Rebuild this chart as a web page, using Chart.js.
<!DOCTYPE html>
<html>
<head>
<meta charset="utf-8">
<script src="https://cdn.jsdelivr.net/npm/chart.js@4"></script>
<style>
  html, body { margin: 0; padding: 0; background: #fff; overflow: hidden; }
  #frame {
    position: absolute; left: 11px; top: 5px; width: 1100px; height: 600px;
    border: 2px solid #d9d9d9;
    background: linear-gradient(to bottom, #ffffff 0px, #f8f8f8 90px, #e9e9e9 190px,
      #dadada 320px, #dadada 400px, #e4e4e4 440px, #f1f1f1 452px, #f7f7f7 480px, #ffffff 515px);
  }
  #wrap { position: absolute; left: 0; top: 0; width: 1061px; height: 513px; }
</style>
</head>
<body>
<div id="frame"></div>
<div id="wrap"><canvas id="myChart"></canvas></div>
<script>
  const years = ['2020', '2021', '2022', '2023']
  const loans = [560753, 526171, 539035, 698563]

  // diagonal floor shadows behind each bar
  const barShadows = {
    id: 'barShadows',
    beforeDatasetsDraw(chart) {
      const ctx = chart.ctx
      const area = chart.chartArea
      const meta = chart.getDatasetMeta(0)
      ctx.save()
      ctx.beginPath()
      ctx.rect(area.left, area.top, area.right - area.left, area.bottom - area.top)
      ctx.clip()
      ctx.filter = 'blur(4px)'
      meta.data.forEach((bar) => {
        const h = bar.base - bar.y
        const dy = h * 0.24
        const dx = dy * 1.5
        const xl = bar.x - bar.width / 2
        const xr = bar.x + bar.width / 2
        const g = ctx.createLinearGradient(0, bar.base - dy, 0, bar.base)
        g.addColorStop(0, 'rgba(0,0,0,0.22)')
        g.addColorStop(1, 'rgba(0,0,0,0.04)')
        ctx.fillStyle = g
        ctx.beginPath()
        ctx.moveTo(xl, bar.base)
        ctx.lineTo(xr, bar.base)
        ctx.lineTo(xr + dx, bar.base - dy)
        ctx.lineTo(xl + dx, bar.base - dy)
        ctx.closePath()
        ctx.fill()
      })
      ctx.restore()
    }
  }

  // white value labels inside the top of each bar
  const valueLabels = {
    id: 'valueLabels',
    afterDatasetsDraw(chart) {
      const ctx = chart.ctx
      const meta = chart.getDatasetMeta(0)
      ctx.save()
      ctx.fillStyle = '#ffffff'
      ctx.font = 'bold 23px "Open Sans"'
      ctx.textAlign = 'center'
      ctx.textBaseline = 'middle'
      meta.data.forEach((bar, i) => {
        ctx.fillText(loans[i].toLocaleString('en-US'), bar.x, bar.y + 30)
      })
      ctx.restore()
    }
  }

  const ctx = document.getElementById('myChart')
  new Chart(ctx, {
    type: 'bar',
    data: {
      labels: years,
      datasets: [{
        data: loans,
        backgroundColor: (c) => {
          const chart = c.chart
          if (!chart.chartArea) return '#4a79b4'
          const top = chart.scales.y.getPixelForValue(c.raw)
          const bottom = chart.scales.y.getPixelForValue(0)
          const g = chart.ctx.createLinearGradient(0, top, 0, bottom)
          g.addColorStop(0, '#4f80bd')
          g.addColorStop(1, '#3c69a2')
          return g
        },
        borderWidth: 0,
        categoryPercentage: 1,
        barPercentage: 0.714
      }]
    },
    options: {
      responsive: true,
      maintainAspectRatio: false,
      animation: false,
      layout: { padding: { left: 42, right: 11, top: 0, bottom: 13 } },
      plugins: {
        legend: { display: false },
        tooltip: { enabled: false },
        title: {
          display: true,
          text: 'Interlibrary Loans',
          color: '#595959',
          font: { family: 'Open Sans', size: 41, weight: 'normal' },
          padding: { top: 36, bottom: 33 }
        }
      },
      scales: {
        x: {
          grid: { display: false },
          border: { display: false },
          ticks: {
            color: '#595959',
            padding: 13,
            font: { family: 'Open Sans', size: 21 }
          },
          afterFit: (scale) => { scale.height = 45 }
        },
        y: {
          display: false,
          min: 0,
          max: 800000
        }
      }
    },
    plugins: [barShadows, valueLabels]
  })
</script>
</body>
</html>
·····
The problem:
Repeat the material from above exactly, word for word.

Reply to the exercise:
Rebuild this chart as a web page, using Chart.js.
<!DOCTYPE html>
<html>
<head>
<meta charset="utf-8">
<script src="https://cdn.jsdelivr.net/npm/chart.js@4"></script>
<style>
  html, body { margin: 0; padding: 0; background: #fff; overflow: hidden; }
  #frame {
    position: absolute; left: 11px; top: 5px; width: 1100px; height: 600px;
    border: 2px solid #d9d9d9;
    background: linear-gradient(to bottom, #ffffff 0px, #f8f8f8 90px, #e9e9e9 190px,
      #dadada 320px, #dadada 400px, #e4e4e4 440px, #f1f1f1 452px, #f7f7f7 480px, #ffffff 515px);
  }
  #wrap { position: absolute; left: 0; top: 0; width: 1061px; height: 513px; }
</style>
</head>
<body>
<div id="frame"></div>
<div id="wrap"><canvas id="myChart"></canvas></div>
<script>
  const years = ['2020', '2021', '2022', '2023']
  const loans = [560753, 526171, 539035, 698563]

  // diagonal floor shadows behind each bar
  const barShadows = {
    id: 'barShadows',
    beforeDatasetsDraw(chart) {
      const ctx = chart.ctx
      const area = chart.chartArea
      const meta = chart.getDatasetMeta(0)
      ctx.save()
      ctx.beginPath()
      ctx.rect(area.left, area.top, area.right - area.left, area.bottom - area.top)
      ctx.clip()
      ctx.filter = 'blur(4px)'
      meta.data.forEach((bar) => {
        const h = bar.base - bar.y
        const dy = h * 0.24
        const dx = dy * 1.5
        const xl = bar.x - bar.width / 2
        const xr = bar.x + bar.width / 2
        const g = ctx.createLinearGradient(0, bar.base - dy, 0, bar.base)
        g.addColorStop(0, 'rgba(0,0,0,0.22)')
        g.addColorStop(1, 'rgba(0,0,0,0.04)')
        ctx.fillStyle = g
        ctx.beginPath()
        ctx.moveTo(xl, bar.base)
        ctx.lineTo(xr, bar.base)
        ctx.lineTo(xr + dx, bar.base - dy)
        ctx.lineTo(xl + dx, bar.base - dy)
        ctx.closePath()
        ctx.fill()
      })
      ctx.restore()
    }
  }

  // white value labels inside the top of each bar
  const valueLabels = {
    id: 'valueLabels',
    afterDatasetsDraw(chart) {
      const ctx = chart.ctx
      const meta = chart.getDatasetMeta(0)
      ctx.save()
      ctx.fillStyle = '#ffffff'
      ctx.font = 'bold 23px "Open Sans"'
      ctx.textAlign = 'center'
      ctx.textBaseline = 'middle'
      meta.data.forEach((bar, i) => {
        ctx.fillText(loans[i].toLocaleString('en-US'), bar.x, bar.y + 30)
      })
      ctx.restore()
    }
  }

  const ctx = document.getElementById('myChart')
  new Chart(ctx, {
    type: 'bar',
    data: {
      labels: years,
      datasets: [{
        data: loans,
        backgroundColor: (c) => {
          const chart = c.chart
          if (!chart.chartArea) return '#4a79b4'
          const top = chart.scales.y.getPixelForValue(c.raw)
          const bottom = chart.scales.y.getPixelForValue(0)
          const g = chart.ctx.createLinearGradient(0, top, 0, bottom)
          g.addColorStop(0, '#4f80bd')
          g.addColorStop(1, '#3c69a2')
          return g
        },
        borderWidth: 0,
        categoryPercentage: 1,
        barPercentage: 0.714
      }]
    },
    options: {
      responsive: true,
      maintainAspectRatio: false,
      animation: false,
      layout: { padding: { left: 42, right: 11, top: 0, bottom: 13 } },
      plugins: {
        legend: { display: false },
        tooltip: { enabled: false },
        title: {
          display: true,
          text: 'Interlibrary Loans',
          color: '#595959',
          font: { family: 'Open Sans', size: 41, weight: 'normal' },
          padding: { top: 36, bottom: 33 }
        }
      },
      scales: {
        x: {
          grid: { display: false },
          border: { display: false },
          ticks: {
            color: '#595959',
            padding: 13,
            font: { family: 'Open Sans', size: 21 }
          },
          afterFit: (scale) => { scale.height = 45 }
        },
        y: {
          display: false,
          min: 0,
          max: 800000
        }
      }
    },
    plugins: [barShadows, valueLabels]
  })
</script>
</body>
</html>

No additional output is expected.